▼▼▼
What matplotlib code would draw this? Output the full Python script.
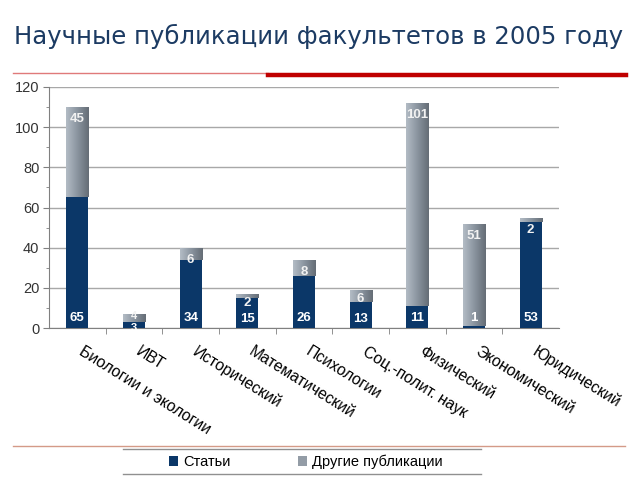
import numpy as np
import matplotlib.pyplot as plt
from matplotlib.lines import Line2D
from matplotlib.patches import Patch
from matplotlib.colors import LinearSegmentedColormap

# faculties and publication counts, 2005
faculties = ['Биологии и экологии', 'ИВТ', 'Исторический', 'Математический',
             'Психологии', 'Соц.-полит. наук', 'Физический', 'Экономический',
             'Юридический']
articles = [65, 3, 34, 15, 26, 13, 11, 1, 53]
other_pubs = [45, 4, 6, 2, 8, 6, 101, 51, 2]

navy = '#0b3768'
gray = '#939ca6'
text_col = '#333333'

plt.rcParams['font.family'] = ['Liberation Sans', 'DejaVu Sans']

fig = plt.figure(figsize=(6.4, 4.8), dpi=100)
ax = fig.add_axes([49/640, 1 - 328/480, 510/640, 241/480])

x = np.arange(len(faculties))
w = 0.39
b1 = ax.bar(x, articles, w, color=navy, zorder=3)
b2 = ax.bar(x, other_pubs, w, bottom=articles, color='none', zorder=3)

# gradient fill for the grey segments
cmap = LinearSegmentedColormap.from_list('g', ['#b3bcc5', '#8a949f', '#656d76'])
grad = np.linspace(0, 1, 64).reshape(1, -1)
for p in b2:
    x0, y0 = p.get_x(), p.get_y()
    im = ax.imshow(grad, extent=[x0, x0 + p.get_width(), y0, y0 + p.get_height()],
                   aspect='auto', cmap=cmap, vmin=0, vmax=1, zorder=3)
    im.set_clip_path(p)

for i in range(len(faculties)):
    top = articles[i] + other_pubs[i]
    if top < 10:
        y1, y2 = 0.2, top - 1.1
        fs = 8
    elif top < 20:
        y1, y2 = 4.5, top - 4.8
        fs = 9.5
    else:
        y1, y2 = 5, top - 6
        fs = 9.5
    ax.text(x[i], y1, str(articles[i]), ha='center', va='center', color='white',
            fontsize=fs, fontweight='bold', zorder=5)
    ax.text(x[i], y2, str(other_pubs[i]), ha='center', va='center',
            color='#f2f2f2', fontsize=fs, fontweight='bold', zorder=5)

ax.set_xlim(-0.5, len(faculties) - 0.5)
ax.set_ylim(0, 120)
ax.set_yticks(np.arange(0, 121, 20))
ax.set_yticks(np.arange(10, 120, 20), minor=True)
ax.yaxis.grid(True, color='#a8a8a8', lw=1)
ax.set_axisbelow(True)
for s in ['top', 'right']:
    ax.spines[s].set_visible(False)
for s in ['left', 'bottom']:
    ax.spines[s].set_color('#808080')
ax.tick_params(axis='y', which='major', length=4, color='#808080',
               labelsize=10.5, labelcolor=text_col, pad=3)
ax.tick_params(axis='y', which='minor', length=2, color='#808080')

ax.set_xticks(np.arange(0.5, len(faculties) - 0.5), minor=True)
ax.set_xticks([])
ax.tick_params(axis='x', which='minor', length=4, color='#808080', direction='out')
for i, name in enumerate(faculties):
    ax.text(x[i] + 0.12, -8, name, rotation=-32, rotation_mode='anchor',
            ha='left', va='top', fontsize=11.3, color='black', clip_on=False)

fig.text(14/640, 1 - 36/480, 'Научные публикации факультетов в 2005 году',
         fontsize=17.6, color='#1c3b63', family='DejaVu Sans', va='center')

# decorative lines
fig.add_artist(Line2D([13/640, 268/640], [1 - 73/480] * 2, color='#e07a7a', lw=1))
fig.add_artist(Line2D([268/640, 626/640], [1 - 75/480] * 2, color='#c00000', lw=3.2))
fig.add_artist(Line2D([13/640, 625/640], [1 - 446/480] * 2, color='#d49a88', lw=1))
fig.add_artist(Line2D([123/640, 481/640], [1 - 449/480] * 2, color='#909090', lw=1))
fig.add_artist(Line2D([123/640, 481/640], [1 - 474/480] * 2, color='#909090', lw=1))

handles = [Patch(facecolor=navy), Patch(facecolor=gray)]
fig.legend(handles, ['Статьи', 'Другие публикации'], ncol=2, frameon=False,
           loc='center', bbox_to_anchor=(306/640, 1 - 462/480), fontsize=10.5,
           handlelength=0.6, handleheight=0.6, handletextpad=0.4, columnspacing=4.6)

fig.savefig('out.png', dpi=100)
▲▲▲
Each line above is to be copied verbatim. Drop any image from the copy.

Finished answer:
What matplotlib code would draw this? Output the full Python script.
import numpy as np
import matplotlib.pyplot as plt
from matplotlib.lines import Line2D
from matplotlib.patches import Patch
from matplotlib.colors import LinearSegmentedColormap

# faculties and publication counts, 2005
faculties = ['Биологии и экологии', 'ИВТ', 'Исторический', 'Математический',
             'Психологии', 'Соц.-полит. наук', 'Физический', 'Экономический',
             'Юридический']
articles = [65, 3, 34, 15, 26, 13, 11, 1, 53]
other_pubs = [45, 4, 6, 2, 8, 6, 101, 51, 2]

navy = '#0b3768'
gray = '#939ca6'
text_col = '#333333'

plt.rcParams['font.family'] = ['Liberation Sans', 'DejaVu Sans']

fig = plt.figure(figsize=(6.4, 4.8), dpi=100)
ax = fig.add_axes([49/640, 1 - 328/480, 510/640, 241/480])

x = np.arange(len(faculties))
w = 0.39
b1 = ax.bar(x, articles, w, color=navy, zorder=3)
b2 = ax.bar(x, other_pubs, w, bottom=articles, color='none', zorder=3)

# gradient fill for the grey segments
cmap = LinearSegmentedColormap.from_list('g', ['#b3bcc5', '#8a949f', '#656d76'])
grad = np.linspace(0, 1, 64).reshape(1, -1)
for p in b2:
    x0, y0 = p.get_x(), p.get_y()
    im = ax.imshow(grad, extent=[x0, x0 + p.get_width(), y0, y0 + p.get_height()],
                   aspect='auto', cmap=cmap, vmin=0, vmax=1, zorder=3)
    im.set_clip_path(p)

for i in range(len(faculties)):
    top = articles[i] + other_pubs[i]
    if top < 10:
        y1, y2 = 0.2, top - 1.1
        fs = 8
    elif top < 20:
        y1, y2 = 4.5, top - 4.8
        fs = 9.5
    else:
        y1, y2 = 5, top - 6
        fs = 9.5
    ax.text(x[i], y1, str(articles[i]), ha='center', va='center', color='white',
            fontsize=fs, fontweight='bold', zorder=5)
    ax.text(x[i], y2, str(other_pubs[i]), ha='center', va='center',
            color='#f2f2f2', fontsize=fs, fontweight='bold', zorder=5)

ax.set_xlim(-0.5, len(faculties) - 0.5)
ax.set_ylim(0, 120)
ax.set_yticks(np.arange(0, 121, 20))
ax.set_yticks(np.arange(10, 120, 20), minor=True)
ax.yaxis.grid(True, color='#a8a8a8', lw=1)
ax.set_axisbelow(True)
for s in ['top', 'right']:
    ax.spines[s].set_visible(False)
for s in ['left', 'bottom']:
    ax.spines[s].set_color('#808080')
ax.tick_params(axis='y', which='major', length=4, color='#808080',
               labelsize=10.5, labelcolor=text_col, pad=3)
ax.tick_params(axis='y', which='minor', length=2, color='#808080')

ax.set_xticks(np.arange(0.5, len(faculties) - 0.5), minor=True)
ax.set_xticks([])
ax.tick_params(axis='x', which='minor', length=4, color='#808080', direction='out')
for i, name in enumerate(faculties):
    ax.text(x[i] + 0.12, -8, name, rotation=-32, rotation_mode='anchor',
            ha='left', va='top', fontsize=11.3, color='black', clip_on=False)

fig.text(14/640, 1 - 36/480, 'Научные публикации факультетов в 2005 году',
         fontsize=17.6, color='#1c3b63', family='DejaVu Sans', va='center')

# decorative lines
fig.add_artist(Line2D([13/640, 268/640], [1 - 73/480] * 2, color='#e07a7a', lw=1))
fig.add_artist(Line2D([268/640, 626/640], [1 - 75/480] * 2, color='#c00000', lw=3.2))
fig.add_artist(Line2D([13/640, 625/640], [1 - 446/480] * 2, color='#d49a88', lw=1))
fig.add_artist(Line2D([123/640, 481/640], [1 - 449/480] * 2, color='#909090', lw=1))
fig.add_artist(Line2D([123/640, 481/640], [1 - 474/480] * 2, color='#909090', lw=1))

handles = [Patch(facecolor=navy), Patch(facecolor=gray)]
fig.legend(handles, ['Статьи', 'Другие публикации'], ncol=2, frameon=False,
           loc='center', bbox_to_anchor=(306/640, 1 - 462/480), fontsize=10.5,
           handlelength=0.6, handleheight=0.6, handletextpad=0.4, columnspacing=4.6)

fig.savefig('out.png', dpi=100)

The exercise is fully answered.